How to Prevent Candidate Offer Drops?
One very critical performance Metric for Organisations' Recruitment Efficiency - "How many among every 100 applicants for your Tech Positions do actually join you?" - the higher the better you would think.
Come to think of it, a few years back the Metric used to be termed differently - "How many offers do you make per 100 applicants to your Positions?" - lower the number is a better reflection of a choosy and high-quality organisation that lower was the goal.
You see that the Metric has completely flipped upside down due to the demand-supply gap widening in Tech, especially in Digital Skills. Candidates drop out at different stages, some do not pursue their application, some drops occur in the initial stages due to mismatch of employment terms or requirements and their current preferences, some get eliminated during evaluation, and some get dropped off before joining which is also termed as "Offer Drop". The "Offer Drops" are the most undesirable for any company, yet they exist. They exist because candidates who reach that stage are obviously competent and with that knowledge, they keep scouting for better offers while they are on Notice Period with their current organisation.
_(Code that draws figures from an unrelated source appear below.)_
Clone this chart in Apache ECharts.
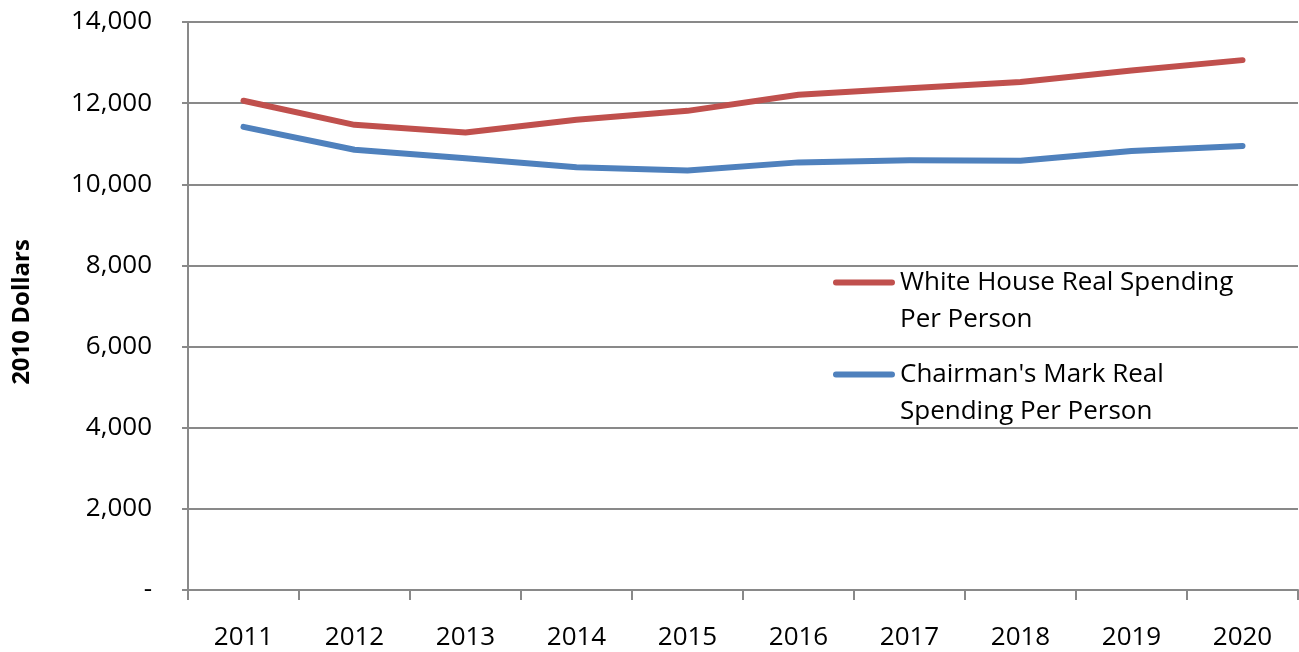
<!DOCTYPE html>
<html>
<head>
<meta charset="utf-8">
<script src="https://cdn.jsdelivr.net/npm/echarts@6/dist/echarts.min.js"></script>
<style>
  html, body { margin: 0; padding: 0; background: #fff; }
  #main { width: 1299px; height: 652px; }
</style>
</head>
<body>
<div id="main"></div>
<script>
var years = ['2011', '2012', '2013', '2014', '2015', '2016', '2017', '2018', '2019', '2020'];
var whiteHouse = [12060, 11465, 11275, 11590, 11810, 12205, 12370, 12520, 12805, 13060];
var chairmansMark = [11415, 10850, 10640, 10420, 10340, 10540, 10590, 10580, 10820, 10945];
var yTicks = [0, 2000, 4000, 6000, 8000, 10000, 12000, 14000];

var gridColor = '#898989';
var fontName = 'Open Sans';

// icon: bar sits on first text line, tiny dots keep the box 74px tall
var legendIcon = 'path://M3,15.5h56a3,3 0 0 1 0,6h-56a3,3 0 0 1 0,-6z M0,0h0.01v0.01h-0.01z M62,74h0.01v0.01h-0.01z';

function legendFor(name, top) {
  return {
    data: [name],
    left: 833,
    top: top,
    padding: 0,
    orient: 'vertical',
    icon: legendIcon,
    itemWidth: 62,
    itemHeight: 74,
    itemGap: 0,
    selectedMode: false,
    textStyle: {
      fontFamily: fontName,
      fontSize: 26,
      color: '#000',
      lineHeight: 37
    }
  };
}

var chart = echarts.init(document.getElementById('main'));
var option = {
  backgroundColor: '#fff',
  animation: false,
  grid: { left: 188, right: 1, top: 22, bottom: 62 },
  legend: [
    legendFor('White House Real Spending\nPer Person', 264),
    legendFor('Chairman\'s Mark Real\nSpending Per Person', 356)
  ],
  xAxis: {
    type: 'category',
    data: years,
    boundaryGap: true,
    axisLine: { lineStyle: { color: gridColor, width: 2 } },
    axisTick: { show: true, length: 10, inside: false, lineStyle: { color: gridColor, width: 2 } },
    axisLabel: { margin: 35, fontFamily: fontName, fontSize: 26, color: '#000' }
  },
  yAxis: {
    type: 'value',
    min: 0,
    max: 14000,
    interval: 2000,
    name: '2010 Dollars',
    nameLocation: 'middle',
    nameGap: 154,
    nameRotate: 90,
    nameTextStyle: { fontFamily: fontName, fontSize: 24, fontWeight: 'bold', color: '#000', padding: [0, 12, 0, 0] },
    axisLine: { show: true, lineStyle: { color: gridColor, width: 2 } },
    axisTick: { show: true, length: 6, lineStyle: { color: gridColor, width: 2 } },
    splitLine: { lineStyle: { color: gridColor, width: 2 } },
    axisLabel: {
      margin: 36,
      fontFamily: fontName,
      fontSize: 26,
      color: '#000',
      formatter: function (v) {
        if (yTicks.indexOf(v) < 0) return '';
        return v === 0 ? '-' : v.toLocaleString('en-US');
      }
    }
  },
  series: [
    {
      name: 'White House Real Spending\nPer Person',
      type: 'line',
      data: whiteHouse,
      showSymbol: false,
      lineStyle: { color: '#C0504D', width: 6, cap: 'round', join: 'round' },
      itemStyle: { color: '#C0504D', borderWidth: 0 }
    },
    {
      name: 'Chairman\'s Mark Real\nSpending Per Person',
      type: 'line',
      data: chairmansMark,
      showSymbol: false,
      lineStyle: { color: '#4F81BD', width: 6, cap: 'round', join: 'round' },
      itemStyle: { color: '#4F81BD', borderWidth: 0 }
    }
  ]
};
chart.setOption(option);
</script>
</body>
</html>
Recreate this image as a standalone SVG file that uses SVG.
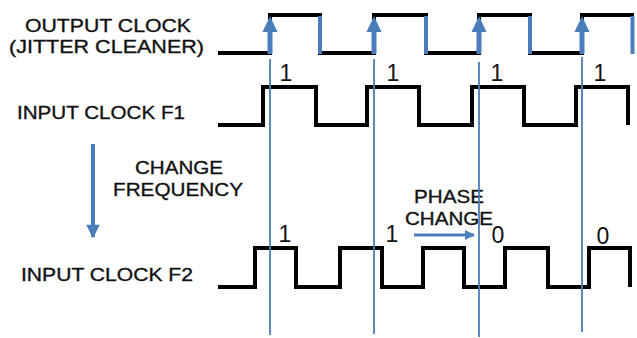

Reliable statistics are impossible to obtain at an industry or segment level but organisations face anything between 20-30% to 60-70% offer drops. Offer Drops often happen at the last moment before the joining date and in some cases, on joining dates. This makes organisations absolutely helpless.
The million-dollar question is whether you can control this. Absolutely Yes you can, although not fully, but you can. Smart approaches in your recruitment strategy can ensure that your candidate drops are minimal. For instance, you can hire a company that offers Recruitment Services because these companies have a huge database of potential candidates and have rigorous training programmes to judge candidates.
Here are some of the ways you can better your Candidate Dropout ratio:
Target Candidates who are nearer to their Notice Period completion so that you can verify and match their latest offer and the candidate doesn't have enough time to scout for another one. In today's scenario, no company wants to be the first one to offer a candidate. The first company almost always does not get the candidate.
Although compensation is a critical factor, but Candidates look for good companies - a great Candidate Experience through the entire recruitment process is a must. Your systems and processes shouldn't be burdensome for them. At any point in time, you shouldn't ask them to fill in the same details that they have already provided in another of your forms. For example, you should take the help of smart Applicant Tracking Systems that parse information from the CVs rather than ask the candidate to fill out a bulky form.
Also, your processes should be efficient and timely, not only from the point of view of your organisation, but also from the point of view of the candidate. Keep candidates informed if your processes are taking time. This point is very often forgotten and of course, no one would like to be kept in dark.
Your recruitment team should be helpful and available to the candidates to help them throughout the process. The candidate is a stakeholder, he/she is also like a customer to the recruitment team and recruiters ought to deal with them just like they would with a customer.
The Candidate needs to be sold the Job and the Organisation. Companies providing recruitment teams must have good vetted scripts that they must use to sell the Job and the Organisation to the candidates. Talk about growth, learning opportunities, and great policies of the organisation, and tell great stories about how people thrived in your organisation and made great careers. Talk about compelling figures, talk about compelling work that are being done in the organisation, talk about great clients and achievements. Some candidates are even keen to learn beyond the above, hence talking about how your organisation is making a difference socially, how your organisation promotes diversity, and so on.
The above couple of points are possible only through corporate training of the recruitment teams.
Cultural Change: It is commonly observed that folks involved in the possess of recruitment of candidates often carry the perception that in relation to the candidates, they are in a position of power. This includes Recruitment Team members as well as Interviewers. This is a strict no-no. Bear in mind that if you have this mindset, you will end up conveying it in some manner to the candidates and that doesn't go down well. There need to be sensitization that the organisations need to undertake to eliminate this kind of mindset.
Policies and Benefits: Benefits structuring must keep in mind the ease of understanding and ease in taxation, reimbursement, and related aspects for the employees. Benefits should not be burdensome, benefits should not be heavy in elements that the employee has to produce documentation to acquire. Benefits should also allow elements that reflect the culture and people focus of the organisation, such as parental benefits and leaves, childcare support system, special leaves such as grieving leaves or study leaves, study reimbursements, and so on. Recruitment team members should take time for each offered candidate to explain them in detail and clarify any questions. Training of recruitment team members is essential to enable this aspect as well.